▸ Given problem
Transcribe the material word for word, but without the images.

▸ Raw data
----

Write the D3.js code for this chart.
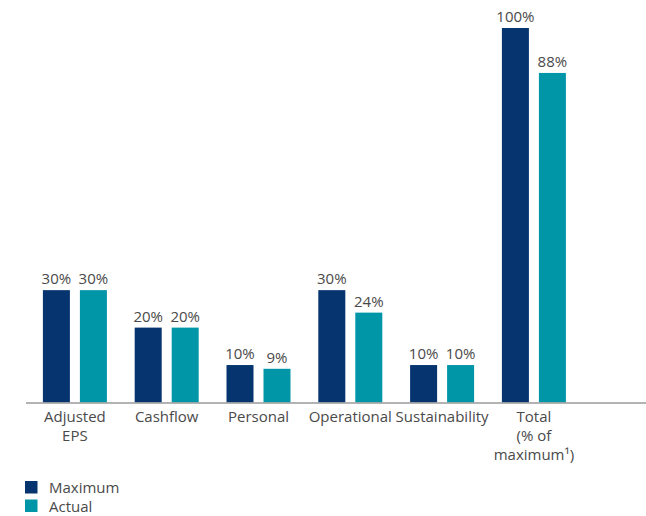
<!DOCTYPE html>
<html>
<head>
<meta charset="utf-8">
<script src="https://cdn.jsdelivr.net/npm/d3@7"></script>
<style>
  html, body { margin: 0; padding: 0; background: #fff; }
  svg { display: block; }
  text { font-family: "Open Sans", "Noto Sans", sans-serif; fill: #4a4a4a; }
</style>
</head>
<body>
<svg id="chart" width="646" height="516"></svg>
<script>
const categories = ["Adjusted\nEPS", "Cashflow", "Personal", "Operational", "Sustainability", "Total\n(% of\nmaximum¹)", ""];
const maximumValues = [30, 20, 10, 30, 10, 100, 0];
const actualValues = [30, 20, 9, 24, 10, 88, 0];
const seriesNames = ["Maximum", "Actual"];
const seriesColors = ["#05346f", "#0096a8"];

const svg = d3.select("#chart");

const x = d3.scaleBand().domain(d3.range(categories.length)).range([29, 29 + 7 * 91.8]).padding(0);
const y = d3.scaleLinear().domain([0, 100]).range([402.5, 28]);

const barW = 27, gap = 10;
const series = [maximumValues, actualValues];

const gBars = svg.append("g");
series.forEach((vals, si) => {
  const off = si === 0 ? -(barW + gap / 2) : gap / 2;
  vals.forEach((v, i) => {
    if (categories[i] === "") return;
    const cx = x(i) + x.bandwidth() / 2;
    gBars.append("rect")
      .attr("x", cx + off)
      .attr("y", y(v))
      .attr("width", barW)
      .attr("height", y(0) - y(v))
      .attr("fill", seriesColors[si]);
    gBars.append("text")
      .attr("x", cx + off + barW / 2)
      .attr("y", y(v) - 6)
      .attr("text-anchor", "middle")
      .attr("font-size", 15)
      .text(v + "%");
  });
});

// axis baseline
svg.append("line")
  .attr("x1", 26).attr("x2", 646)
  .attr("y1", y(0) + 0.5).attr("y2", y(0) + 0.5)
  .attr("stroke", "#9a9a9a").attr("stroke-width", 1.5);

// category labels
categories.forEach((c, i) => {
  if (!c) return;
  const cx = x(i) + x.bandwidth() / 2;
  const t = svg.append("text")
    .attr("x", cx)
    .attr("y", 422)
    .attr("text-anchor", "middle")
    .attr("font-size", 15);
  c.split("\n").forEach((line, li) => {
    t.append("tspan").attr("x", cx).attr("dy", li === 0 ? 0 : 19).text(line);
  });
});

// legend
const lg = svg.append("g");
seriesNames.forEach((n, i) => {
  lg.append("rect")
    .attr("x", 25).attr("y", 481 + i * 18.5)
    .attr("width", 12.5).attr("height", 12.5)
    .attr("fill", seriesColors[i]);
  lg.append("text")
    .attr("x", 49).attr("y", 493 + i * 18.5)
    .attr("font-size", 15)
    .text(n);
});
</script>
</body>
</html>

----

▸ Exercise solution
Write the D3.js code for this chart.
<!DOCTYPE html>
<html>
<head>
<meta charset="utf-8">
<script src="https://cdn.jsdelivr.net/npm/d3@7"></script>
<style>
  html, body { margin: 0; padding: 0; background: #fff; }
  svg { display: block; }
  text { font-family: "Open Sans", "Noto Sans", sans-serif; fill: #4a4a4a; }
</style>
</head>
<body>
<svg id="chart" width="646" height="516"></svg>
<script>
const categories = ["Adjusted\nEPS", "Cashflow", "Personal", "Operational", "Sustainability", "Total\n(% of\nmaximum¹)", ""];
const maximumValues = [30, 20, 10, 30, 10, 100, 0];
const actualValues = [30, 20, 9, 24, 10, 88, 0];
const seriesNames = ["Maximum", "Actual"];
const seriesColors = ["#05346f", "#0096a8"];

const svg = d3.select("#chart");

const x = d3.scaleBand().domain(d3.range(categories.length)).range([29, 29 + 7 * 91.8]).padding(0);
const y = d3.scaleLinear().domain([0, 100]).range([402.5, 28]);

const barW = 27, gap = 10;
const series = [maximumValues, actualValues];

const gBars = svg.append("g");
series.forEach((vals, si) => {
  const off = si === 0 ? -(barW + gap / 2) : gap / 2;
  vals.forEach((v, i) => {
    if (categories[i] === "") return;
    const cx = x(i) + x.bandwidth() / 2;
    gBars.append("rect")
      .attr("x", cx + off)
      .attr("y", y(v))
      .attr("width", barW)
      .attr("height", y(0) - y(v))
      .attr("fill", seriesColors[si]);
    gBars.append("text")
      .attr("x", cx + off + barW / 2)
      .attr("y", y(v) - 6)
      .attr("text-anchor", "middle")
      .attr("font-size", 15)
      .text(v + "%");
  });
});

// axis baseline
svg.append("line")
  .attr("x1", 26).attr("x2", 646)
  .attr("y1", y(0) + 0.5).attr("y2", y(0) + 0.5)
  .attr("stroke", "#9a9a9a").attr("stroke-width", 1.5);

// category labels
categories.forEach((c, i) => {
  if (!c) return;
  const cx = x(i) + x.bandwidth() / 2;
  const t = svg.append("text")
    .attr("x", cx)
    .attr("y", 422)
    .attr("text-anchor", "middle")
    .attr("font-size", 15);
  c.split("\n").forEach((line, li) => {
    t.append("tspan").attr("x", cx).attr("dy", li === 0 ? 0 : 19).text(line);
  });
});

// legend
const lg = svg.append("g");
seriesNames.forEach((n, i) => {
  lg.append("rect")
    .attr("x", 25).attr("y", 481 + i * 18.5)
    .attr("width", 12.5).attr("height", 12.5)
    .attr("fill", seriesColors[i]);
  lg.append("text")
    .attr("x", 49).attr("y", 493 + i * 18.5)
    .attr("font-size", 15)
    .text(n);
});
</script>
</body>
</html>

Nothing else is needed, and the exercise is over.